Fotografía de Hilda Pellerano

Siempre he tenido una relación compleja con mi país, en especial en lo referente a la religión, sobre todo por la fuerte influencia que tiene en lo relacionado a lo que considero derechos humanos, en este caso, el tema de las causales. Por otro lado, nunca he estado de acuerdo con el término “pro-vida” para referirse a personas en contra del aborto, aunque resalto que me parece una pensada elección mercadológica, ya que de inmediato implica que los que luchamos por los derechos de las mujeres a tener opción de decidir sobre su propio cuerpo, abogamos por la muerte, o pretendemos que el aborto sea un método anticonceptivo o la medida automática para las mujeres que no desean llevar a término un embarazo, cuando lo que deseamos es disminuirlos y ojalá poder eliminarlos, a través de un cambio sistémico que incluya más formación y educación sexual, algo que a menudo también encuentra resistencia de parte de grupos auto-denominados cristianos.

En un escrito anterior que titulé sencillamente “Las tres causales”, hice mi mejor esfuerzo por ponerme en el zapato del otro, entendiendo que el tema del aborto es un camino espinoso, extremadamente difícil de discutir en un país arraigadamente religioso, aunque pareciera que con todas las explicaciones de lugar, quedaría claro que las causales se refieren a nombradas excepciones en que la madre y/o el feto corren peligro, o bien la mujer ha sido víctima de violación.

 El sentido común indica que no debería ser motivo de debate, y sin embargo acá estamos, en una especie de guerra de bandos contra la oposición de una gran cantidad de individuos que a pesar de admitir y aceptar que pueden existir situaciones complicadas en un embarazo, utilizan una retórica moral a mi entender poco analítica y algo terca.

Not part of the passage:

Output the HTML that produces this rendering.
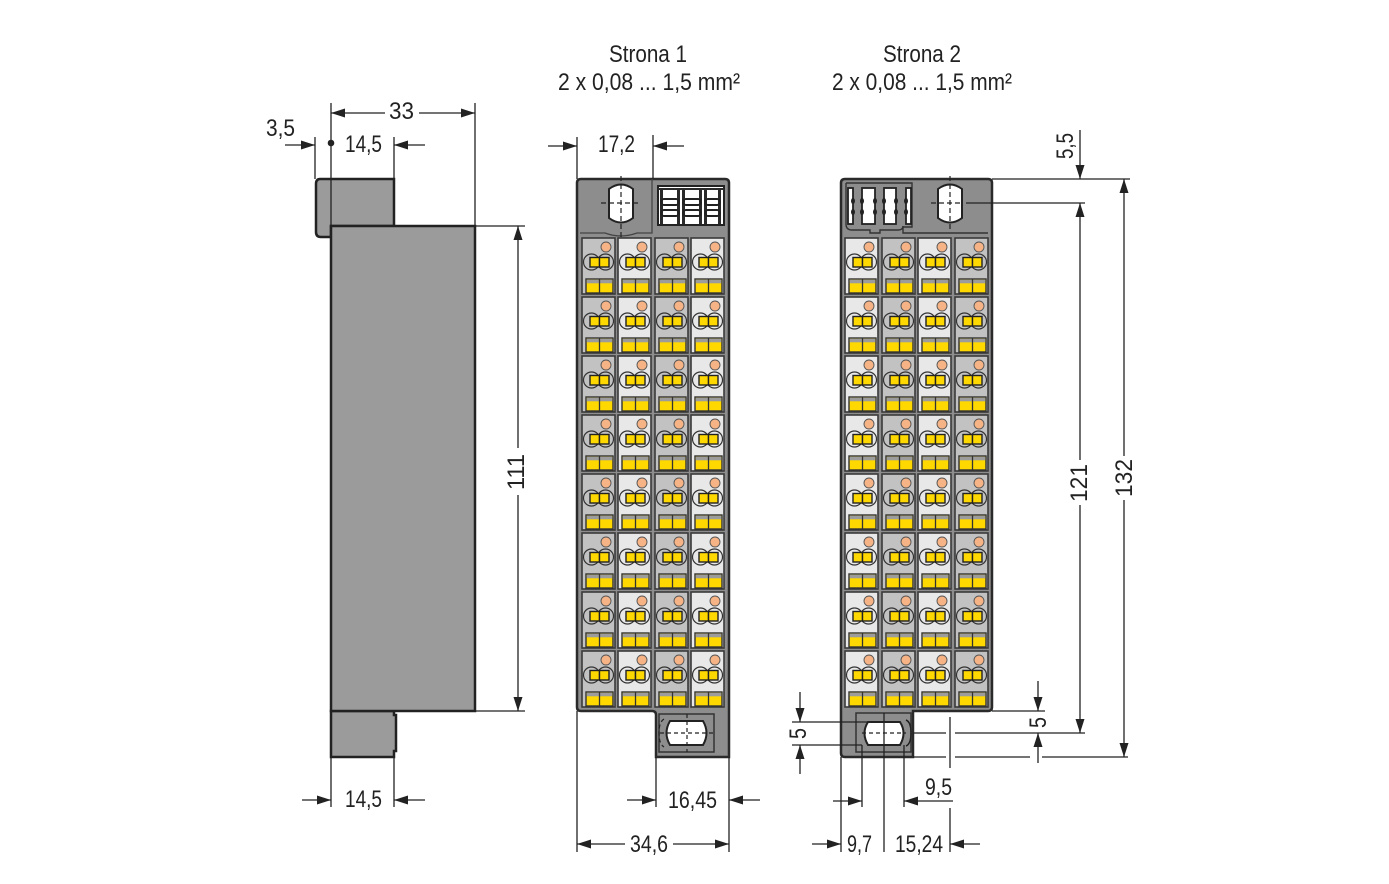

Lo cierto es que absolutamente todas las personas renuentes con las que he conversando al respecto, concuerdan en que “obviamente” si la vida de la madre o el feto estuvieran en peligro, se haría lo necesario por salvarlas, sin embargo continúan firmes en sus posturas contra la legalización de dichas excepciones, evadiendo por lo general cuestionamientos lógicos, como si analizar y reconocer la realidad que apremia a las mujeres en estos aspectos les fuera a despojar de una identidad forjada en base a creencias y condicionamientos que no están dispuestos a desafiar.

Sobre la más profunda y dolorosa premisa en casos de violación, una persona allegada y de fe católica a quien debatí sobre el asunto me respondió por texto: “Si una niña -o niño- es violada/o entonces hay que llevar al violador a juicio”. El comentario fue parte de una respuesta más amplia en que dejaba entreclaro su posición anti-aborto, pero lamentablemente eso es simplificar las repercusiones psicológicas, las cicatrices emocionales y el hecho de que la mayoría de las violaciones a menores van de la mano con manipulación a base de miedo y por ende son poco reportadas, precisamente por el temor de la víctima hacia su atacante, además de tratarse de una problemática recurrente que nos negamos a enfrentar directamente. 

No lo comparto, pero en ocasiones entiendo el sentimiento anti-aborto, a sabiendas de que hay una narrativa específica en contra de la misma ciencia, y por tanto mucha desinformación. Las causales, por su parte, son otro asunto más evidente, claro y sencillo, pero el tema se ha politizado, y ahora nos encontramos con un país dividido en argumentos que atraen apasionadas respuestas y posturas.  

Por desgracia, acá la que sale perdiendo es la mujer dominicana, sobre todo de clase trabajadora, en un país que hasta la fecha es uno de tan solo cinco en toda Latinoamérica que la castiga con prisión si se atreviera a tener un aborto clandestino, aún por los motivos que ahora se intentan incluir como excepción en el Congreso. La real guerra entonces, no es contra las causales, es contra las mujeres, aunque cueste admitirlo.